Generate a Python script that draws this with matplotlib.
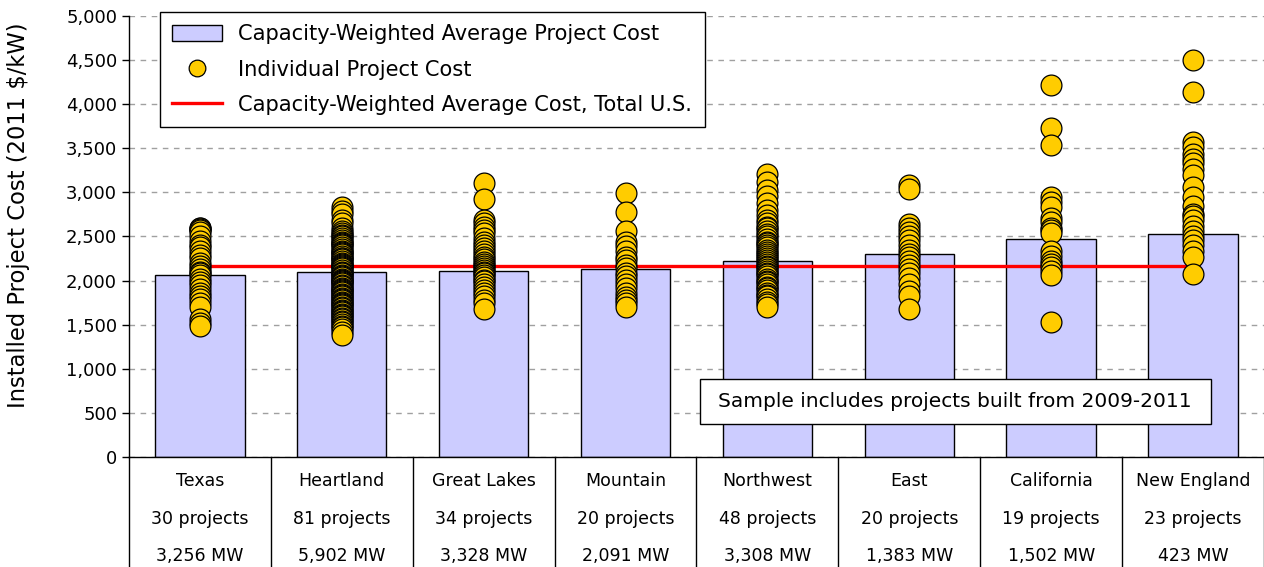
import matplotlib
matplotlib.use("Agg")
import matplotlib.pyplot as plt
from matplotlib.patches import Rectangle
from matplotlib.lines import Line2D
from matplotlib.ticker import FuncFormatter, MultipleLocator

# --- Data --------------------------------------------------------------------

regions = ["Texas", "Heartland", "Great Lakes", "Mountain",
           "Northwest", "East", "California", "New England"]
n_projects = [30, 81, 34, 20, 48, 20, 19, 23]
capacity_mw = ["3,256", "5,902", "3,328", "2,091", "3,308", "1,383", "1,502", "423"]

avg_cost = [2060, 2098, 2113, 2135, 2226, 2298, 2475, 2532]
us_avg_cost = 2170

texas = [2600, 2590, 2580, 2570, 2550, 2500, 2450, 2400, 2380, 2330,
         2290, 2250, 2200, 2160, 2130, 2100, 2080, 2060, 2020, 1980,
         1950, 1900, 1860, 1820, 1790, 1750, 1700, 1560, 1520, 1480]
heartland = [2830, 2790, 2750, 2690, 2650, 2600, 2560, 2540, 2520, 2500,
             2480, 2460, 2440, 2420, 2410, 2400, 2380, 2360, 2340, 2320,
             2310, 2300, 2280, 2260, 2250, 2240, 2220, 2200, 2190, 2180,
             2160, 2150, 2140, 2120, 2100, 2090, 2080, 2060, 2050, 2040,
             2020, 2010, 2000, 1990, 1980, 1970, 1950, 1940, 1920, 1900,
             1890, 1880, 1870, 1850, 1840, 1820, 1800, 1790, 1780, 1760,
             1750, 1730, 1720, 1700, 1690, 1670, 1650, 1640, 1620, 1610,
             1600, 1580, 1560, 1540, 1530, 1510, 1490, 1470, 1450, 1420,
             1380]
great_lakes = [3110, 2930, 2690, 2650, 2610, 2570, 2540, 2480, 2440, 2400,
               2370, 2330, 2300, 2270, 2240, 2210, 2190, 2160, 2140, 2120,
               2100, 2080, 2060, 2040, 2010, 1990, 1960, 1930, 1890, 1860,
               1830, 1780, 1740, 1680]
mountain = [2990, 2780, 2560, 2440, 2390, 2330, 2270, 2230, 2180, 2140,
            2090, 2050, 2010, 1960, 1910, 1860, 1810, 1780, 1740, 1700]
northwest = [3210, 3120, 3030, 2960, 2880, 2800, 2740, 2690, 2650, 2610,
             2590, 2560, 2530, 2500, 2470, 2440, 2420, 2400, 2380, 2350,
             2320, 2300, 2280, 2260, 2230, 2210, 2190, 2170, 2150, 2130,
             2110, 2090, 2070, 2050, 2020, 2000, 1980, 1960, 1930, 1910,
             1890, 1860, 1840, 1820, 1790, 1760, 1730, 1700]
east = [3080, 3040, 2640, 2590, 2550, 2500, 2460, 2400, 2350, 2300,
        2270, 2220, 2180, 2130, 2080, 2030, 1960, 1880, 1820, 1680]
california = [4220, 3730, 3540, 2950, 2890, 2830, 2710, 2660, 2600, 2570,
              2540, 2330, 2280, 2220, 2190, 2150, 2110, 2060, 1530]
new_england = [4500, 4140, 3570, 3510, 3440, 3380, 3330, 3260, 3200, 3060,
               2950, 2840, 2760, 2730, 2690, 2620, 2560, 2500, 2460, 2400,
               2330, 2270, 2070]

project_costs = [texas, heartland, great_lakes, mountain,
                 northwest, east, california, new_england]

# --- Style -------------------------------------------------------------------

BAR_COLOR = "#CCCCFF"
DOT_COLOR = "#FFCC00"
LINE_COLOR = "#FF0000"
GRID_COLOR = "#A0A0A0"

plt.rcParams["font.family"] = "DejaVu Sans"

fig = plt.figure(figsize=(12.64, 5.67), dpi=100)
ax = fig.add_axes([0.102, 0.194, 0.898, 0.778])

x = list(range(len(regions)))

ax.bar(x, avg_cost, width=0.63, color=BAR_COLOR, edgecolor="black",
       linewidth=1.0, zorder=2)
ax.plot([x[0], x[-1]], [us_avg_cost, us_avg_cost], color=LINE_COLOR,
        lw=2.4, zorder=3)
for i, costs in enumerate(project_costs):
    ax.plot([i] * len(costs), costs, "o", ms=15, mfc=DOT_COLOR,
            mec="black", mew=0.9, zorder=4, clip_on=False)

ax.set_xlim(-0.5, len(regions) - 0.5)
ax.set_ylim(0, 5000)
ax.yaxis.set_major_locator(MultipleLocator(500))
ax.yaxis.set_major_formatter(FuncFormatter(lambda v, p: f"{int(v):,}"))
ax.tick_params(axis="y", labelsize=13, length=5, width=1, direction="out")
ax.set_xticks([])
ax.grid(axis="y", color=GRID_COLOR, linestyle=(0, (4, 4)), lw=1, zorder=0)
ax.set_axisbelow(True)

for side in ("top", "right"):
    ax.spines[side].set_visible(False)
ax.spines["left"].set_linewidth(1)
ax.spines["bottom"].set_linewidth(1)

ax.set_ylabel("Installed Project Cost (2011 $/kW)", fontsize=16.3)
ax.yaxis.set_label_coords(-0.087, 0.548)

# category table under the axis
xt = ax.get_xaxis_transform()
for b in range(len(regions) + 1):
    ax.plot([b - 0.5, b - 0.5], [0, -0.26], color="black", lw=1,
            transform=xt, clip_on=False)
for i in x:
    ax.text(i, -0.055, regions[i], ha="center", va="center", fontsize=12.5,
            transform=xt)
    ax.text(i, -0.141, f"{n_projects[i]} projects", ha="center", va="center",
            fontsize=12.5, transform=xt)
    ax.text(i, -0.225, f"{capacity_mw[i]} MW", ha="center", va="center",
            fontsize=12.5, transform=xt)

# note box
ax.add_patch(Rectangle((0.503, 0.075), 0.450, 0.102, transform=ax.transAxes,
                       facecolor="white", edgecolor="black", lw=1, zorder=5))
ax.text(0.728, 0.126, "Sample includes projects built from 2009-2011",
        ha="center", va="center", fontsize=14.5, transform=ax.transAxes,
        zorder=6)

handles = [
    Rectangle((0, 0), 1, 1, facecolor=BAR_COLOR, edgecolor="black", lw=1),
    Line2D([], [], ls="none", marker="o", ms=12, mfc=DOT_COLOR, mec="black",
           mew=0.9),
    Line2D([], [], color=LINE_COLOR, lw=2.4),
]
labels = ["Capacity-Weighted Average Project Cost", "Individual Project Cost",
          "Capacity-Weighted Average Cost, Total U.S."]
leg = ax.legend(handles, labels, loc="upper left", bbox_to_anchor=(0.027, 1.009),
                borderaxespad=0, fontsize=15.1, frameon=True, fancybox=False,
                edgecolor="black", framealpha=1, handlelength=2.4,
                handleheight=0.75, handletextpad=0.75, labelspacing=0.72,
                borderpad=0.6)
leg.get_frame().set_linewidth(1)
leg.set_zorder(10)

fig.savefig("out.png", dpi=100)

□ □ □ □ □ □ □

- [Problem to work on]:
Leave out any pictures and return exactly the lines from the beginning of the data through the line with "us_avg_cost = 2170", inclusive.

- [The answer]:
Generate a Python script that draws this with matplotlib.
import matplotlib
matplotlib.use("Agg")
import matplotlib.pyplot as plt
from matplotlib.patches import Rectangle
from matplotlib.lines import Line2D
from matplotlib.ticker import FuncFormatter, MultipleLocator

# --- Data --------------------------------------------------------------------

regions = ["Texas", "Heartland", "Great Lakes", "Mountain",
           "Northwest", "East", "California", "New England"]
n_projects = [30, 81, 34, 20, 48, 20, 19, 23]
capacity_mw = ["3,256", "5,902", "3,328", "2,091", "3,308", "1,383", "1,502", "423"]

avg_cost = [2060, 2098, 2113, 2135, 2226, 2298, 2475, 2532]
us_avg_cost = 2170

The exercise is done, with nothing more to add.